> **Written request**:
Please transcribe the data below exactly. Leave the pictures out.

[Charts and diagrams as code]

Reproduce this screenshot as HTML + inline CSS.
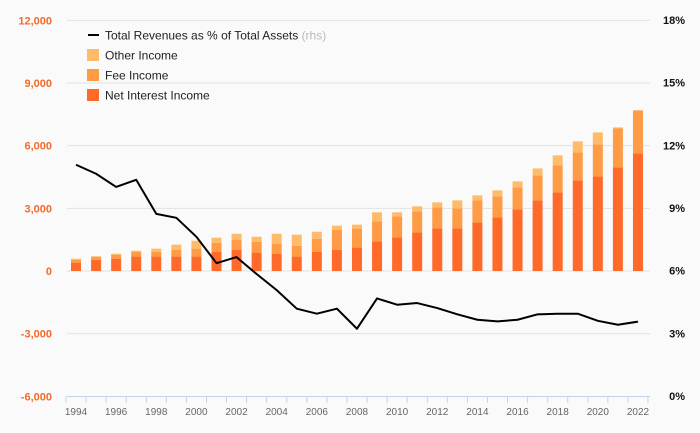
<!DOCTYPE html>
<html><head><meta charset="utf-8"><style>
body{margin:0;background:#fafafa;font-family:"Liberation Sans",sans-serif}
svg text{font-family:"Liberation Sans",sans-serif}
</style></head><body>
<svg id="c" width="700" height="433" xmlns="http://www.w3.org/2000/svg" style="display:block;background:#fafafa"></svg>
<script>
const years=[1994,1995,1996,1997,1998,1999,2000,2001,2002,2003,2004,2005,2006,2007,2008,2009,2010,2011,2012,2013,2014,2015,2016,2017,2018,2019,2020,2021,2022];
const netInterest=[400,540,590,690,690,690,690,925,1020,880,830,690,925,1020,1120,1420,1610,1850,2040,2040,2330,2570,2950,3380,3765,4340,4530,4960,5630];
const feeIncome=[140,150,190,235,235,330,380,430,480,520,480,520,620,955,910,955,1005,1005,1005,960,1050,1000,1055,1200,1290,1340,1530,1865,2060];
const otherIncome=[50,10,50,45,145,240,380,240,285,240,475,530,335,195,190,435,195,240,240,380,240,290,285,330,480,525,575,50,0];
const revPct=[11.07,10.64,10.01,10.35,8.72,8.53,7.62,6.36,6.65,5.84,5.07,4.18,3.94,4.18,3.22,4.67,4.37,4.45,4.21,3.91,3.65,3.57,3.65,3.91,3.94,3.94,3.60,3.41,3.56];
const leftTicks=[-6000,-3000,0,3000,6000,9000,12000];
const leftLabels=["-6,000","-3,000","0","3,000","6,000","9,000","12,000"];
const rightTicks=[0,3,6,9,12,15,18];
const rightLabels=["0%","3%","6%","9%","12%","15%","18%"];
const svg=document.getElementById('c');const NS="http://www.w3.org/2000/svg";
function el(t,a,p){const e=document.createElementNS(NS,t);for(const k in a)e.setAttribute(k,a[k]);(p||svg).appendChild(e);return e;}
const yL=v=>271-(v/3000)*62.67;
const yR=v=>396-(v/18)*376;
const xS=yr=>76+(yr-1994)*20.07;
// grid & left ticks
leftTicks.forEach((v,i)=>{
  if(v>-6000){const g=el('line',{x1:67,x2:650,y1:yL(v),y2:yL(v),stroke:'#e2e2e2','stroke-width':1});
  
  }
  const t=el('text',{x:52,y:yL(v)+4,'text-anchor':'end','font-size':11,fill:'#f26b2a','font-weight':'bold'});t.textContent=leftLabels[i];
  
  
});
rightTicks.forEach((v,i)=>{
  const t=el('text',{x:685,y:yR(v)+4,'text-anchor':'end','font-size':11,fill:'#111','font-weight':'bold'});t.textContent=rightLabels[i];
  
  
});
// x axis
const ax=el('line',{x1:67,x2:650,y1:396.5,y2:396.5,stroke:'#c6d2ea','stroke-width':1});


years.forEach((yr,i)=>{
  const x=xS(yr)-10;
  el('line',{x1:x,x2:x,y1:396,y2:403,stroke:'#c6d2ea'});
  if(i%2===0){const t=el('text',{x:xS(yr),y:415,'text-anchor':'middle','font-size':10,fill:'#666'});t.textContent=yr;
  
  }
});
el('line',{x1:xS(2022)+10,x2:xS(2022)+10,y1:396,y2:403,stroke:'#c6d2ea'});
// bars
years.forEach((yr,i)=>{
  const x=xS(yr)-5;let base=0;
  [[netInterest,'#ff6a2a','bar-net-interest'],[feeIncome,'#ff9a45','bar-fee'],[otherIncome,'#ffbb6a','bar-other']].forEach(([arr,c,n])=>{
    const v=arr[i];const r=el('rect',{x:x,width:10,y:yL(base+v),height:yL(base)-yL(base+v),fill:c});
    
    
    base+=v;
  });
});
// line
const pts=years.map((yr,i)=>xS(yr)+','+yR(revPct[i])).join(' ');
const pl=el('polyline',{points:pts,fill:'none',stroke:'#000','stroke-width':2,'stroke-linejoin':'round'});


// legend
const lg=el('g',{});


el('line',{x1:88,x2:99,y1:35,y2:35,stroke:'#000','stroke-width':2},lg);
const t0=el('text',{x:105,y:39.5,'font-size':12,fill:'#222'},lg);
t0.innerHTML='Total Revenues as % of Total Assets <tspan fill="#bbb">(rhs)</tspan>';
[['Other Income','#ffbb6a',55],['Fee Income','#ff9a45',75],['Net Interest Income','#ff6a2a',95]].forEach(([n,c,y])=>{
  el('rect',{x:87,y:y-6,width:12,height:12,fill:c},lg);
  const t=el('text',{x:105,y:y+4.5,'font-size':12,fill:'#222'},lg);t.textContent=n;
  
  
});
</script>
</body></html>
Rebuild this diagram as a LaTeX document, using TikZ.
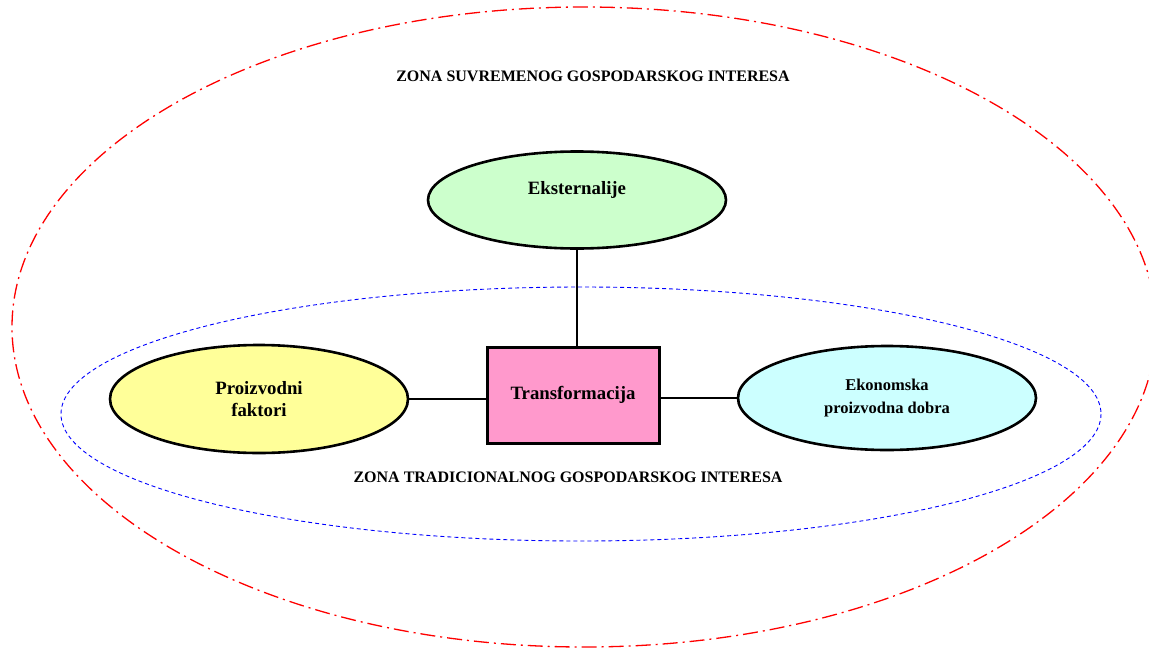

> **Reply**:
Reproduce this screenshot as HTML + inline CSS.
<!DOCTYPE html>
<html><head><meta charset="utf-8"><style>
body{margin:0;background:#fafafa;font-family:"Liberation Sans",sans-serif}
svg text{font-family:"Liberation Sans",sans-serif}
</style></head><body>
<svg id="c" width="700" height="433" xmlns="http://www.w3.org/2000/svg" style="display:block;background:#fafafa"></svg>
<script>
const years=[1994,1995,1996,1997,1998,1999,2000,2001,2002,2003,2004,2005,2006,2007,2008,2009,2010,2011,2012,2013,2014,2015,2016,2017,2018,2019,2020,2021,2022];
const netInterest=[400,540,590,690,690,690,690,925,1020,880,830,690,925,1020,1120,1420,1610,1850,2040,2040,2330,2570,2950,3380,3765,4340,4530,4960,5630];
const feeIncome=[140,150,190,235,235,330,380,430,480,520,480,520,620,955,910,955,1005,1005,1005,960,1050,1000,1055,1200,1290,1340,1530,1865,2060];
const otherIncome=[50,10,50,45,145,240,380,240,285,240,475,530,335,195,190,435,195,240,240,380,240,290,285,330,480,525,575,50,0];
const revPct=[11.07,10.64,10.01,10.35,8.72,8.53,7.62,6.36,6.65,5.84,5.07,4.18,3.94,4.18,3.22,4.67,4.37,4.45,4.21,3.91,3.65,3.57,3.65,3.91,3.94,3.94,3.60,3.41,3.56];
const leftTicks=[-6000,-3000,0,3000,6000,9000,12000];
const leftLabels=["-6,000","-3,000","0","3,000","6,000","9,000","12,000"];
const rightTicks=[0,3,6,9,12,15,18];
const rightLabels=["0%","3%","6%","9%","12%","15%","18%"];
const svg=document.getElementById('c');const NS="http://www.w3.org/2000/svg";
function el(t,a,p){const e=document.createElementNS(NS,t);for(const k in a)e.setAttribute(k,a[k]);(p||svg).appendChild(e);return e;}
const yL=v=>271-(v/3000)*62.67;
const yR=v=>396-(v/18)*376;
const xS=yr=>76+(yr-1994)*20.07;
// grid & left ticks
leftTicks.forEach((v,i)=>{
  if(v>-6000){const g=el('line',{x1:67,x2:650,y1:yL(v),y2:yL(v),stroke:'#e2e2e2','stroke-width':1});
  
  }
  const t=el('text',{x:52,y:yL(v)+4,'text-anchor':'end','font-size':11,fill:'#f26b2a','font-weight':'bold'});t.textContent=leftLabels[i];
  
  
});
rightTicks.forEach((v,i)=>{
  const t=el('text',{x:685,y:yR(v)+4,'text-anchor':'end','font-size':11,fill:'#111','font-weight':'bold'});t.textContent=rightLabels[i];
  
  
});
// x axis
const ax=el('line',{x1:67,x2:650,y1:396.5,y2:396.5,stroke:'#c6d2ea','stroke-width':1});


years.forEach((yr,i)=>{
  const x=xS(yr)-10;
  el('line',{x1:x,x2:x,y1:396,y2:403,stroke:'#c6d2ea'});
  if(i%2===0){const t=el('text',{x:xS(yr),y:415,'text-anchor':'middle','font-size':10,fill:'#666'});t.textContent=yr;
  
  }
});
el('line',{x1:xS(2022)+10,x2:xS(2022)+10,y1:396,y2:403,stroke:'#c6d2ea'});
// bars
years.forEach((yr,i)=>{
  const x=xS(yr)-5;let base=0;
  [[netInterest,'#ff6a2a','bar-net-interest'],[feeIncome,'#ff9a45','bar-fee'],[otherIncome,'#ffbb6a','bar-other']].forEach(([arr,c,n])=>{
    const v=arr[i];const r=el('rect',{x:x,width:10,y:yL(base+v),height:yL(base)-yL(base+v),fill:c});
    
    
    base+=v;
  });
});
// line
const pts=years.map((yr,i)=>xS(yr)+','+yR(revPct[i])).join(' ');
const pl=el('polyline',{points:pts,fill:'none',stroke:'#000','stroke-width':2,'stroke-linejoin':'round'});


// legend
const lg=el('g',{});


el('line',{x1:88,x2:99,y1:35,y2:35,stroke:'#000','stroke-width':2},lg);
const t0=el('text',{x:105,y:39.5,'font-size':12,fill:'#222'},lg);
t0.innerHTML='Total Revenues as % of Total Assets <tspan fill="#bbb">(rhs)</tspan>';
[['Other Income','#ffbb6a',55],['Fee Income','#ff9a45',75],['Net Interest Income','#ff6a2a',95]].forEach(([n,c,y])=>{
  el('rect',{x:87,y:y-6,width:12,height:12,fill:c},lg);
  const t=el('text',{x:105,y:y+4.5,'font-size':12,fill:'#222'},lg);t.textContent=n;
  
  
});
</script>
</body></html>
Rebuild this diagram as a LaTeX document, using TikZ.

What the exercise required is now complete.